Transcribe everything in the data word for word. Pictures are left out.
--- Start Raw data ---
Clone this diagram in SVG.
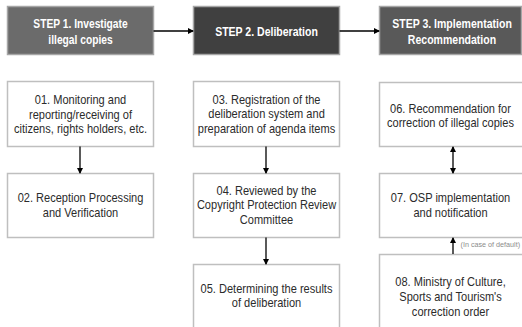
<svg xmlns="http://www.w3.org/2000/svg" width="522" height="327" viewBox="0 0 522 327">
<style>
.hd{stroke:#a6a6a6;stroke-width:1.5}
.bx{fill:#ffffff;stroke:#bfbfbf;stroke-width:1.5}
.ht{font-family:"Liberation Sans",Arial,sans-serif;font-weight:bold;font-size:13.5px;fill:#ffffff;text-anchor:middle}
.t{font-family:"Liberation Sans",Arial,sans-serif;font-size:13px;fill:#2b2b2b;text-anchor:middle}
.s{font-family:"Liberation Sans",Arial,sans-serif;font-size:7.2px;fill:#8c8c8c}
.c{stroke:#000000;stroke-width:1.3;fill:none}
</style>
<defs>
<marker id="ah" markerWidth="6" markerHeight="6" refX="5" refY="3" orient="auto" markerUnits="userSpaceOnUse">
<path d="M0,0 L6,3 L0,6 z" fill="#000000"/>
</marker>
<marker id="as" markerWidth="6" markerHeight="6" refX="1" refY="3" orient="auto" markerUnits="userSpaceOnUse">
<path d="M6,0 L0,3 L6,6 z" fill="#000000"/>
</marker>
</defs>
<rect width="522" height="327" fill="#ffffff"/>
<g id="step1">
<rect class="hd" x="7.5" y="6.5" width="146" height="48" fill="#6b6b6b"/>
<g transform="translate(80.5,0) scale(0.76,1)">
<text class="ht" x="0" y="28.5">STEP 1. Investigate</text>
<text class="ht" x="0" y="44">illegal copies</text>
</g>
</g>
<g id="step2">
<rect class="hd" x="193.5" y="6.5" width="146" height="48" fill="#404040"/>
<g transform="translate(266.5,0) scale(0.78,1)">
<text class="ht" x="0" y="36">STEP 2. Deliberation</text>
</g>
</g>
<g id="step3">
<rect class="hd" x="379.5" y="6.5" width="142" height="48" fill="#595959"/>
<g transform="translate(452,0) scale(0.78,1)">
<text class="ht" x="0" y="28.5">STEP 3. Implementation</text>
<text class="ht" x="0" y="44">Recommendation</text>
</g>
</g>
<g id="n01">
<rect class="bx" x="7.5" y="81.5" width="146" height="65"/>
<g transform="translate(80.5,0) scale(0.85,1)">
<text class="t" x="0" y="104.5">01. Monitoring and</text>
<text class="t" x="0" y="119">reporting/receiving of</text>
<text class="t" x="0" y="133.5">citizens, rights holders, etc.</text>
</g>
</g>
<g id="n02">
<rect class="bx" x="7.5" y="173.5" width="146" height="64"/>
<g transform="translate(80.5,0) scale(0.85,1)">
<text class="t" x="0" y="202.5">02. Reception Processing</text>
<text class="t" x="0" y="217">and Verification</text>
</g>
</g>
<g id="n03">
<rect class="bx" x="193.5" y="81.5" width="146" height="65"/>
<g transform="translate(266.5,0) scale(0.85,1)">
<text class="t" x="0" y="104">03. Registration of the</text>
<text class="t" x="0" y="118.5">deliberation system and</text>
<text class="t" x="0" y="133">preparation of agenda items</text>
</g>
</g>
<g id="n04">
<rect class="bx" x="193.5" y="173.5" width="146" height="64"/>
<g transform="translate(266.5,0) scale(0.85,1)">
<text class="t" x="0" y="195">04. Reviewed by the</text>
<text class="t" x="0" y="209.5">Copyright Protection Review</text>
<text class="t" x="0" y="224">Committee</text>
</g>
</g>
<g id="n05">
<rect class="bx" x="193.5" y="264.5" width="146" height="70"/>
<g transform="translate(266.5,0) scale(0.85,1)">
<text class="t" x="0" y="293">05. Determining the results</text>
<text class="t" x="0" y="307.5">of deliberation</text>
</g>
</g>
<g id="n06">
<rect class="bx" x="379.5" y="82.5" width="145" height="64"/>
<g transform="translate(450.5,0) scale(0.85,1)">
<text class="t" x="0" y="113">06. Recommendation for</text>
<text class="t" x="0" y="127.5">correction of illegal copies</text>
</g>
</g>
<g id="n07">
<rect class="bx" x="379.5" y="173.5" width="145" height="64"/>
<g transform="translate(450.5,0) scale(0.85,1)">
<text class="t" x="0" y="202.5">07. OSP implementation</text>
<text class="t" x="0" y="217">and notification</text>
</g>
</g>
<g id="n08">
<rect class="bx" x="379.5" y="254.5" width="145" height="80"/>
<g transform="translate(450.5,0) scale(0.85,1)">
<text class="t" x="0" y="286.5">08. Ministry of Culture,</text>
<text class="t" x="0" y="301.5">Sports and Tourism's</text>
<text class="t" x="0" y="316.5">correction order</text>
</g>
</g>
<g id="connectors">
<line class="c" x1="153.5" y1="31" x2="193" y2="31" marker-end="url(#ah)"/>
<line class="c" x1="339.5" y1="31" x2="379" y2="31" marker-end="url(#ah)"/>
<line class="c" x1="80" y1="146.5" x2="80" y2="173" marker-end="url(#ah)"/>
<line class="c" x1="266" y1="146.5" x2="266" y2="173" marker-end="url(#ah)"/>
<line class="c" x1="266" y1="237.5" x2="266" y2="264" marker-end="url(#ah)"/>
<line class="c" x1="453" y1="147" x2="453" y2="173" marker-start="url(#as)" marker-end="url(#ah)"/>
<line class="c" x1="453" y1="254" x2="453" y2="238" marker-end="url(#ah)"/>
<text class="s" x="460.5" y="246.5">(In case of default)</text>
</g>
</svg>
--- End Raw data ---
• **The result**:
Clone this diagram in SVG.
<svg xmlns="http://www.w3.org/2000/svg" width="522" height="327" viewBox="0 0 522 327">
<style>
.hd{stroke:#a6a6a6;stroke-width:1.5}
.bx{fill:#ffffff;stroke:#bfbfbf;stroke-width:1.5}
.ht{font-family:"Liberation Sans",Arial,sans-serif;font-weight:bold;font-size:13.5px;fill:#ffffff;text-anchor:middle}
.t{font-family:"Liberation Sans",Arial,sans-serif;font-size:13px;fill:#2b2b2b;text-anchor:middle}
.s{font-family:"Liberation Sans",Arial,sans-serif;font-size:7.2px;fill:#8c8c8c}
.c{stroke:#000000;stroke-width:1.3;fill:none}
</style>
<defs>
<marker id="ah" markerWidth="6" markerHeight="6" refX="5" refY="3" orient="auto" markerUnits="userSpaceOnUse">
<path d="M0,0 L6,3 L0,6 z" fill="#000000"/>
</marker>
<marker id="as" markerWidth="6" markerHeight="6" refX="1" refY="3" orient="auto" markerUnits="userSpaceOnUse">
<path d="M6,0 L0,3 L6,6 z" fill="#000000"/>
</marker>
</defs>
<rect width="522" height="327" fill="#ffffff"/>
<g id="step1">
<rect class="hd" x="7.5" y="6.5" width="146" height="48" fill="#6b6b6b"/>
<g transform="translate(80.5,0) scale(0.76,1)">
<text class="ht" x="0" y="28.5">STEP 1. Investigate</text>
<text class="ht" x="0" y="44">illegal copies</text>
</g>
</g>
<g id="step2">
<rect class="hd" x="193.5" y="6.5" width="146" height="48" fill="#404040"/>
<g transform="translate(266.5,0) scale(0.78,1)">
<text class="ht" x="0" y="36">STEP 2. Deliberation</text>
</g>
</g>
<g id="step3">
<rect class="hd" x="379.5" y="6.5" width="142" height="48" fill="#595959"/>
<g transform="translate(452,0) scale(0.78,1)">
<text class="ht" x="0" y="28.5">STEP 3. Implementation</text>
<text class="ht" x="0" y="44">Recommendation</text>
</g>
</g>
<g id="n01">
<rect class="bx" x="7.5" y="81.5" width="146" height="65"/>
<g transform="translate(80.5,0) scale(0.85,1)">
<text class="t" x="0" y="104.5">01. Monitoring and</text>
<text class="t" x="0" y="119">reporting/receiving of</text>
<text class="t" x="0" y="133.5">citizens, rights holders, etc.</text>
</g>
</g>
<g id="n02">
<rect class="bx" x="7.5" y="173.5" width="146" height="64"/>
<g transform="translate(80.5,0) scale(0.85,1)">
<text class="t" x="0" y="202.5">02. Reception Processing</text>
<text class="t" x="0" y="217">and Verification</text>
</g>
</g>
<g id="n03">
<rect class="bx" x="193.5" y="81.5" width="146" height="65"/>
<g transform="translate(266.5,0) scale(0.85,1)">
<text class="t" x="0" y="104">03. Registration of the</text>
<text class="t" x="0" y="118.5">deliberation system and</text>
<text class="t" x="0" y="133">preparation of agenda items</text>
</g>
</g>
<g id="n04">
<rect class="bx" x="193.5" y="173.5" width="146" height="64"/>
<g transform="translate(266.5,0) scale(0.85,1)">
<text class="t" x="0" y="195">04. Reviewed by the</text>
<text class="t" x="0" y="209.5">Copyright Protection Review</text>
<text class="t" x="0" y="224">Committee</text>
</g>
</g>
<g id="n05">
<rect class="bx" x="193.5" y="264.5" width="146" height="70"/>
<g transform="translate(266.5,0) scale(0.85,1)">
<text class="t" x="0" y="293">05. Determining the results</text>
<text class="t" x="0" y="307.5">of deliberation</text>
</g>
</g>
<g id="n06">
<rect class="bx" x="379.5" y="82.5" width="145" height="64"/>
<g transform="translate(450.5,0) scale(0.85,1)">
<text class="t" x="0" y="113">06. Recommendation for</text>
<text class="t" x="0" y="127.5">correction of illegal copies</text>
</g>
</g>
<g id="n07">
<rect class="bx" x="379.5" y="173.5" width="145" height="64"/>
<g transform="translate(450.5,0) scale(0.85,1)">
<text class="t" x="0" y="202.5">07. OSP implementation</text>
<text class="t" x="0" y="217">and notification</text>
</g>
</g>
<g id="n08">
<rect class="bx" x="379.5" y="254.5" width="145" height="80"/>
<g transform="translate(450.5,0) scale(0.85,1)">
<text class="t" x="0" y="286.5">08. Ministry of Culture,</text>
<text class="t" x="0" y="301.5">Sports and Tourism's</text>
<text class="t" x="0" y="316.5">correction order</text>
</g>
</g>
<g id="connectors">
<line class="c" x1="153.5" y1="31" x2="193" y2="31" marker-end="url(#ah)"/>
<line class="c" x1="339.5" y1="31" x2="379" y2="31" marker-end="url(#ah)"/>
<line class="c" x1="80" y1="146.5" x2="80" y2="173" marker-end="url(#ah)"/>
<line class="c" x1="266" y1="146.5" x2="266" y2="173" marker-end="url(#ah)"/>
<line class="c" x1="266" y1="237.5" x2="266" y2="264" marker-end="url(#ah)"/>
<line class="c" x1="453" y1="147" x2="453" y2="173" marker-start="url(#as)" marker-end="url(#ah)"/>
<line class="c" x1="453" y1="254" x2="453" y2="238" marker-end="url(#ah)"/>
<text class="s" x="460.5" y="246.5">(In case of default)</text>
</g>
</svg>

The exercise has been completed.